YOUR GOAL: Copy out each line that mentions the word "this".

++++++++

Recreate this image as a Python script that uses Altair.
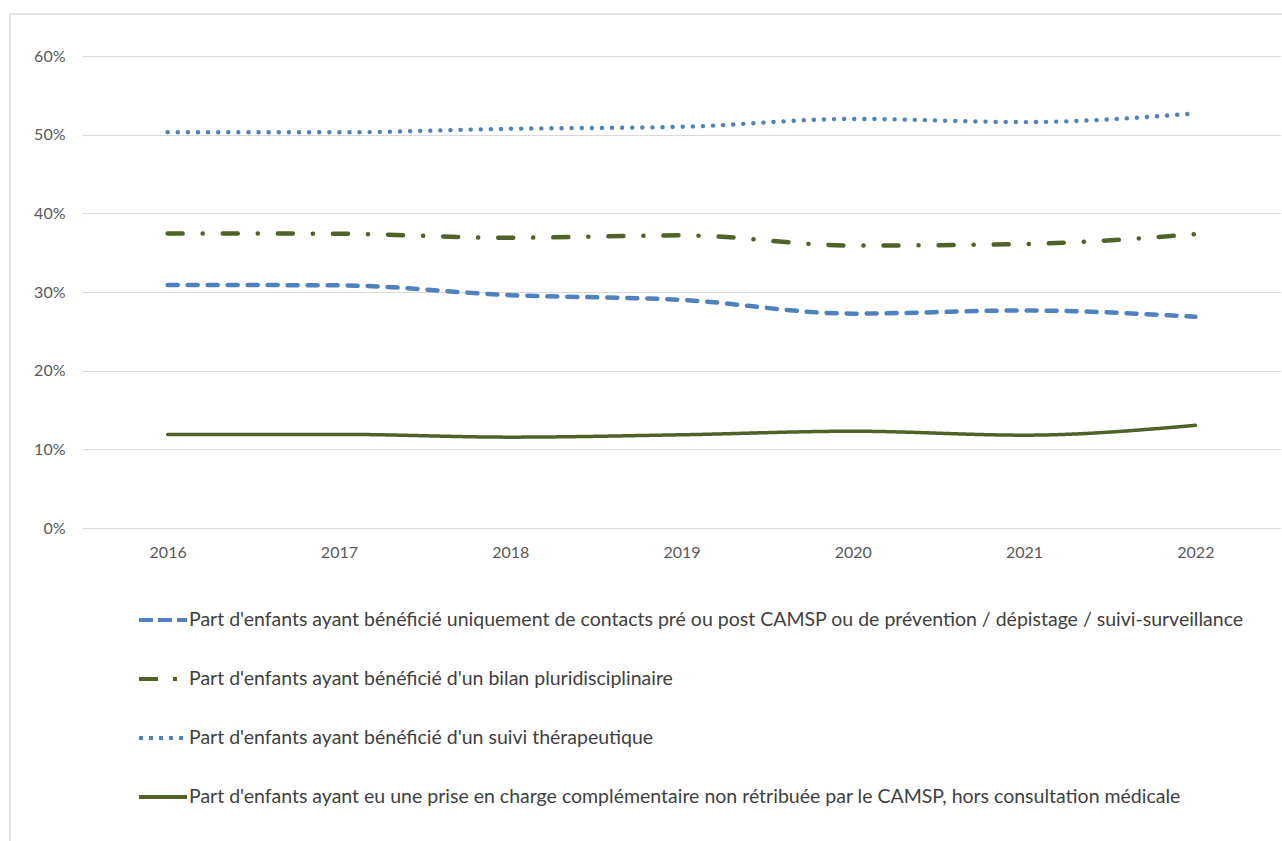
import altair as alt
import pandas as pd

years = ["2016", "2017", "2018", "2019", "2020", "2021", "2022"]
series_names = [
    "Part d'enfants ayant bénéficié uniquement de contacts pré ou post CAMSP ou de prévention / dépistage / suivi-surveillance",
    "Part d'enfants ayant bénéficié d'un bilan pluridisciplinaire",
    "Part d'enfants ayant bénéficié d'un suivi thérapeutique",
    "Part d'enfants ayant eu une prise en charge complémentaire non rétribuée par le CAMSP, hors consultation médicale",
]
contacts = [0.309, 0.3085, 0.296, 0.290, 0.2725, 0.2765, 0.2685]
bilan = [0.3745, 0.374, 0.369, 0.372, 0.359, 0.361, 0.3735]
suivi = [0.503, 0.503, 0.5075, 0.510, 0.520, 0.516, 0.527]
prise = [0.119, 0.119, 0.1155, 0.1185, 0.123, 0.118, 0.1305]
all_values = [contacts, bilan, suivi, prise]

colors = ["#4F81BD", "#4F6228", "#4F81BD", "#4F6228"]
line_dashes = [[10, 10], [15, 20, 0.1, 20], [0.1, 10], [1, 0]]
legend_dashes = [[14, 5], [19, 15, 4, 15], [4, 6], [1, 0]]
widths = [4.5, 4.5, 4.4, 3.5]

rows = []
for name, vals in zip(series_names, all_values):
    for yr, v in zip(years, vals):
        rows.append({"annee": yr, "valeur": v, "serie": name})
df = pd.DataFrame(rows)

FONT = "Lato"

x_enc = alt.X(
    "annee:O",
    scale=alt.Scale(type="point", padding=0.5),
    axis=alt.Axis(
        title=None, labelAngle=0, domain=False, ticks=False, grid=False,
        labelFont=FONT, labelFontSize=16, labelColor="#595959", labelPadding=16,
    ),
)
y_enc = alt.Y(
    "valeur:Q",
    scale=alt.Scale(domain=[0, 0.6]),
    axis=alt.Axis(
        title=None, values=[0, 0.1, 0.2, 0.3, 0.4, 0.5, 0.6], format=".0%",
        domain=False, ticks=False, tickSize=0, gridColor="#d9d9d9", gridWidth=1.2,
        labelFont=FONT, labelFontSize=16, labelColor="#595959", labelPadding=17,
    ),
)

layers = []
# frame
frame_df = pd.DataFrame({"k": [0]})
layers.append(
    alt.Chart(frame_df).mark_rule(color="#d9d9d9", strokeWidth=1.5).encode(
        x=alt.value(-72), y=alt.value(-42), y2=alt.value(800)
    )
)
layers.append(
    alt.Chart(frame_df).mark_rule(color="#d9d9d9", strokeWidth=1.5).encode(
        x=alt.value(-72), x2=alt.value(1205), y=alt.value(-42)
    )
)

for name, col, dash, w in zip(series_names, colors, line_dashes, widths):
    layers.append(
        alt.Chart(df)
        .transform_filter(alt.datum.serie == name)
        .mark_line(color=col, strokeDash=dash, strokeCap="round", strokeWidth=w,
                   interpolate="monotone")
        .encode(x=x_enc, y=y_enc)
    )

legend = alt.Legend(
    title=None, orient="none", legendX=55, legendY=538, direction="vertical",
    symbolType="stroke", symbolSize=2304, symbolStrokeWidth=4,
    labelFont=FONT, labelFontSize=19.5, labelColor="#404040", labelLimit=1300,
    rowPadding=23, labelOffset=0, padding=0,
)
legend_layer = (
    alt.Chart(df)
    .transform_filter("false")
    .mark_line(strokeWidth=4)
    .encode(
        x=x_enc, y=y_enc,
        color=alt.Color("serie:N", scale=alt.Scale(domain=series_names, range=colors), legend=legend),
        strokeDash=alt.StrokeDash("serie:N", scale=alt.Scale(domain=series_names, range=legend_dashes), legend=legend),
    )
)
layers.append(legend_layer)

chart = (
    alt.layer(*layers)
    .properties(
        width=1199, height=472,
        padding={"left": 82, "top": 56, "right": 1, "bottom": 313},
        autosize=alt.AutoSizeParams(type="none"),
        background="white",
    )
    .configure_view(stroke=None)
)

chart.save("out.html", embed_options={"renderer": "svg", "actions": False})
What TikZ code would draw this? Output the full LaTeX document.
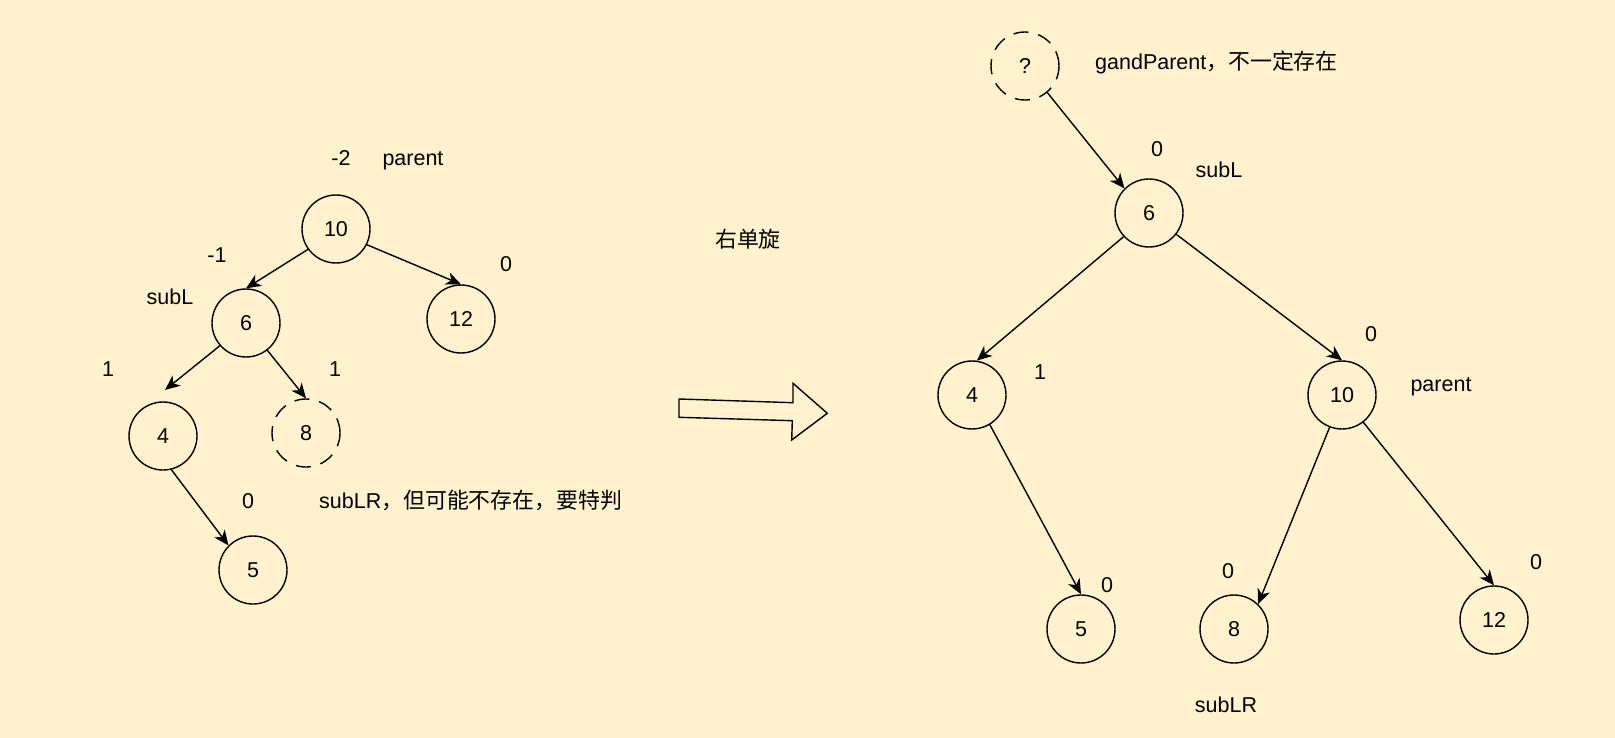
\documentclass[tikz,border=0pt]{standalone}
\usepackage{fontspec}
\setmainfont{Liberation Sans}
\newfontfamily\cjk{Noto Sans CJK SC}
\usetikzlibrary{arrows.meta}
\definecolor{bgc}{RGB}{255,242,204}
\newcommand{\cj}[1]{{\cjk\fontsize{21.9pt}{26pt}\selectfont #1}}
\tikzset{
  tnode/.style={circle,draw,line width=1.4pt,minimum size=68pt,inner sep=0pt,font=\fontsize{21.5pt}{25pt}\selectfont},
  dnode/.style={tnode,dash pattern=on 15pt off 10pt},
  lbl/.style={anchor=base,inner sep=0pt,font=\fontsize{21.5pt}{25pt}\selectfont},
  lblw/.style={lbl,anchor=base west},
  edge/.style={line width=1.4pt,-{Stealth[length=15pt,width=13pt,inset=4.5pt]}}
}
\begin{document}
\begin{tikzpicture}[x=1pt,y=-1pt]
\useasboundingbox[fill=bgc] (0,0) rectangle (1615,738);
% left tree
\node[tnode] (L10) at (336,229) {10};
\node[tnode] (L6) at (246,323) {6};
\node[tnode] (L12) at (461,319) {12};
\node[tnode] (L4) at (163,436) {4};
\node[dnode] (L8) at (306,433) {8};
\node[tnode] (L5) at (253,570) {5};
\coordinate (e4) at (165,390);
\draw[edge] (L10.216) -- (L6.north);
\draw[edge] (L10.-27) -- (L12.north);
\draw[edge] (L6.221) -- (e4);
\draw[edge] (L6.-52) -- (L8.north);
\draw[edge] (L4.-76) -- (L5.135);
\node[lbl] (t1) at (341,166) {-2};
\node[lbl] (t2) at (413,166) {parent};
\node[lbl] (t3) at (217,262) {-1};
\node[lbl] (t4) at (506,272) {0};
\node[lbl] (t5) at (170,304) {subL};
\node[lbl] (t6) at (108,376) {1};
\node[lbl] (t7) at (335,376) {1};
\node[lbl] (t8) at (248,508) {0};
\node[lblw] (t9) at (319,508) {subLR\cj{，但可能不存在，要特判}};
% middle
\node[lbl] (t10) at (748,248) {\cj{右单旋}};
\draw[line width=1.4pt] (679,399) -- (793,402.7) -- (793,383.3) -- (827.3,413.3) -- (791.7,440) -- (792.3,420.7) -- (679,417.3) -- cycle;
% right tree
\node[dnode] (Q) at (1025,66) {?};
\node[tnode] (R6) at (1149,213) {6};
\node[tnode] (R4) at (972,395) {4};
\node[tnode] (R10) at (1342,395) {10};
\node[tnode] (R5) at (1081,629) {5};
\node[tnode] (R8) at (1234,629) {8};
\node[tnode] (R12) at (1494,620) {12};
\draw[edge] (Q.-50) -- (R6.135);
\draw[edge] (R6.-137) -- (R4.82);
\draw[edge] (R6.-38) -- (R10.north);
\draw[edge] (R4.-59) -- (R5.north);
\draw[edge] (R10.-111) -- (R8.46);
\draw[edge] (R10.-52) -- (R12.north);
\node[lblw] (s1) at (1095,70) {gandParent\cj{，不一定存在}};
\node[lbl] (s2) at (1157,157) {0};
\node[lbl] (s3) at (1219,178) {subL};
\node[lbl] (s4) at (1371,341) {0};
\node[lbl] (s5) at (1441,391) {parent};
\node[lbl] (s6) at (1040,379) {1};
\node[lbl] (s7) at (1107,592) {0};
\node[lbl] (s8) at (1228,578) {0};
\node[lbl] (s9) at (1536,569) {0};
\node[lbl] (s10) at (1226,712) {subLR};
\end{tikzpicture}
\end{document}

++++++++

COMPLETE ANSWER:
Recreate this image as a Python script that uses Altair.
What TikZ code would draw this? Output the full LaTeX document.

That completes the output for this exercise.